Keep It Smooth | Conquering Rhythm Sections With Troy Lee Designs/GoPro/Red Bull/KTM's Sean Cantrell

By Casey Davis | Photo By Mike Emery

A rhythm section is a series of jumps that are tied together to create a technical lane on the track. Regardless of their difficulty, which can vary greatly, riders either love them or hate them. If you have a lot of time in the saddle and are comfortable with jumping, then these sections can be a lot of fun. However, if you're having trouble with mastering jumps and timing, chances are you're not a fan!

More often than not the only thing holding us back from taking on a new obstacle or section is fear, as motocross is as much a mental challenge as it is physical. "Tackling a new section on the track is all in your head," Sean Cantrell said when asked about the 2017 Red Bull Straight Rhythm course. "A few of the jumps were pretty big, but we do jumps of that magnitude constantly on the Supercross track." He laid out a number of ways that a rider can overcome a hang-up on a new rhythm section and broke down one of the most technical obstacles in motocross.

Size It Up: First things first, you should always check the track out initially. Roll the jumps on your first lap to see what you're working with for that day. It's never a good idea to send it on the first lap, because the track or course could be different from your last visit and wrecking yourself on the first lap is never fun. Once you're acquainted with the layout or section and have it all memorized, start small and knock out the easy jumps first.

It's All In Your Head: If there's a big jump within the rhythm section that requires a bit more encouragement, work your way up to it gradually by jumping further and further each lap. However, if it's a triple or a double and you don't have the luxury of working your way up to it, then look for room on the side of the track to jump to so that you can ensure you'll have the proper distance for your first attempt. This can be tricky to pull off, but it's a great tool if you have the ability. If there's a big or tricky triple on the track that's giving me fits, I just tell myself it's a double, which in turn gives me no other option than to do it because I can't be rolling the doubles! If you're able to do that, it puts everything into a new perspective. Once you get over the jump, keep your momentum up and your eyes forward until you reach the end of the section.

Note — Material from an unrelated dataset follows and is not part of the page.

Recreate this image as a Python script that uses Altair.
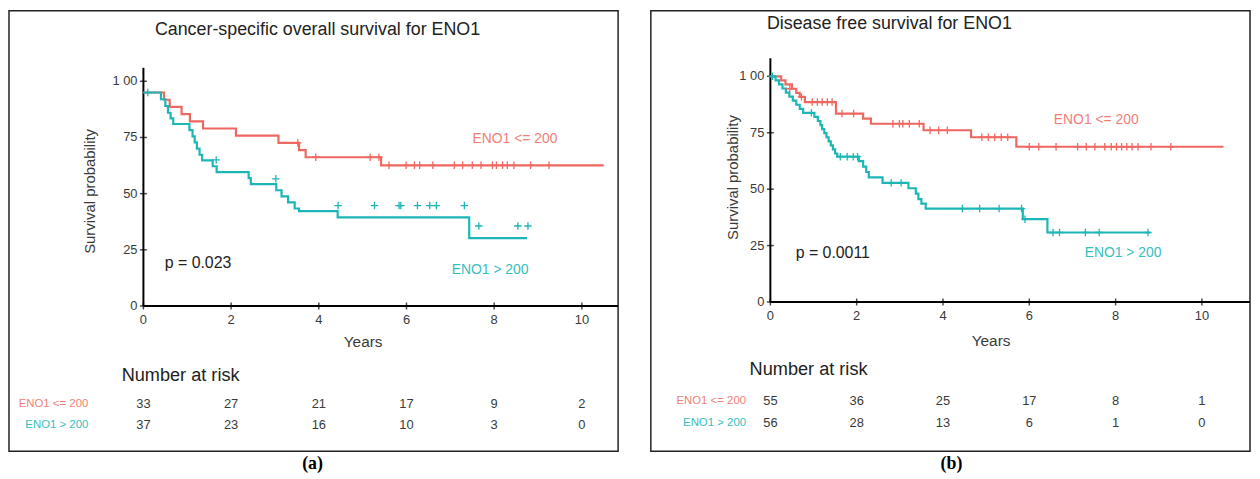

Momentum: Maintaining speed and momentum through rhythm sections is key because you don't want to be struggling to make it over each of the jumps through the section. The more speed you carry into the section, the easier it'll be to get over the jumps. Keep your speed up, as well as your eyes and be as smooth as possible because a mistake within a rhythm section will not only cost you a lot of time in a race, but it could also put you on the ground. Spot your landing as you go over each jump and keep your attention focused on what's coming at you.

Landings: The way in which you land each jump is important, and you're going to encounter all shapes and sizes when it comes to landings, so it's important to know how to approach each of them in case you come up a little short. Almost everyone's natural reaction is to bring the front wheel up in this case, but that's not always the answer, especially if the landing is steep or peaked out. Landing with your rear wheel first over a steep landing will have a whiplash effect on you once you make contact with the ground again, so you have to keep the front wheel down in this instance. You'll want the front wheel to make contact with or clip the top of the landing, which will help to keep the bike level and in a maneuverable position. If the landing is gradual and not so abrupt, then it's okay to land a little front-end high in order to get the power to ground faster.

Learn From Other Riders: Watching other riders go through the section and learning from them is a very helpful tool that I personally utilize it all of the time. In my case, I have some very talented teammates to turn to for assistance, but I understand that not everyone is in the same boat. Instead, look for a rider that you can learn from, someone who makes the section look easy. Pay attention to their line choice as they approach the section, their speed over each jump and where they're landing. And if it's a particularly large jump that I'm unsure of, then I'll look for someone to follow over it just to make sure I have the right amount of speed. If you can't rely on another rider to tow you over the jump, though, you're going to have to conquer it on your own, but don't rush into it! Take your time until you're good and ready.